何故こんなに満足できたのか?その理由を理路整然と分析できればいいのだが、インプットは得意でもアウトプットには自信がない。思いつくことをメモしてみる。後で審査講評読んで、同じようなことをうまく言っている先生の意見に賛成する・・・(笑)
★主人公の女性が面白い。36歳独身コンビニ・バイト。何を以て普通とするのか分からないが、社会の大方の人々とは異質な感受性をもっているため、それを正直に言動に表すとかなり引かれる。それを治そうと長年家族は悩んできた。この「治す」という思考自体が笑える。

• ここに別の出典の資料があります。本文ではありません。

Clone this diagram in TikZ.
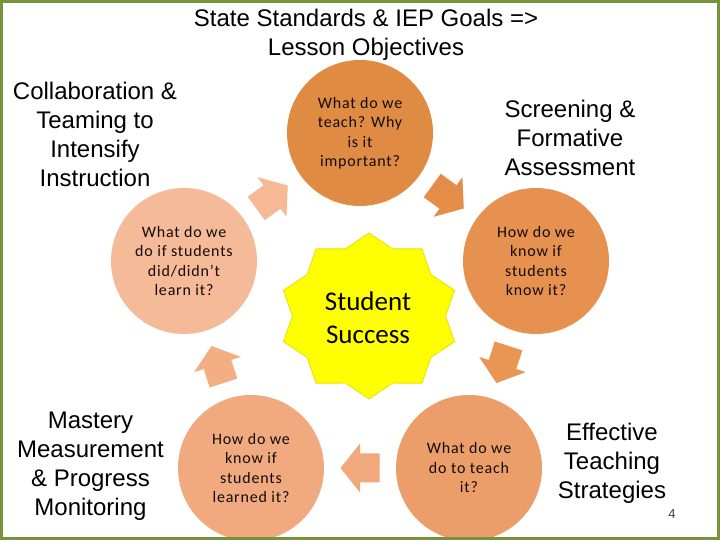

★主人公女性は所謂変人かもしれないが、彼女の行動規範が彼女なりに筋が通っており、読んでいて感心してしまうと同時に「そう来たか!」と笑ってしまう。(地の文は彼女自身、一人称の語り)
「いつもこんなものを食べているんですか?」
「こんなもの?」
「料理じゃないじゃないですか」
「私は食材に火を通して食べます。特に味は必要ないのですが、塩分が欲しくなると醤油をかけます」
丁寧に説明したが、白羽さんには理解ができないようだった。
★文章表現が秀逸・・・だとわたしは感じた。そういう文章に出会うと震えがくる。本を読むときに文章が素敵だと読む気が倍増!(文学を手段として何かを訴えようとか・・そのような大げさなものはなくてもいいくらい。)
何かを見下している人は、特に目の形が面白くなる。そこに、反論に対する怯えや警戒、もしくは、反発してくるなら受けてたってやるぞという好戦的な光が宿っている場合もあれば、無意識に見下しているときは、優越感の混ざった恍惚とした快楽でできた液体に目玉が浸かり、膜が張っている場合もある。
★コンビニには時折お世話になるが、コンビニの仕事でどのような心配りがなされているのかあまり考えたこともなく、いろいろと興味深かった。これは実際にコンビニで働いている著者でなければ分からないことだ。
どんな職種でも心配りや技術は大切であり、その点では主人公は変人どころか立派なプロフェッショナルだ。周囲に振り回されかけたが、やっぱり正しい居場所で生きることができて希望がもてるラストだった。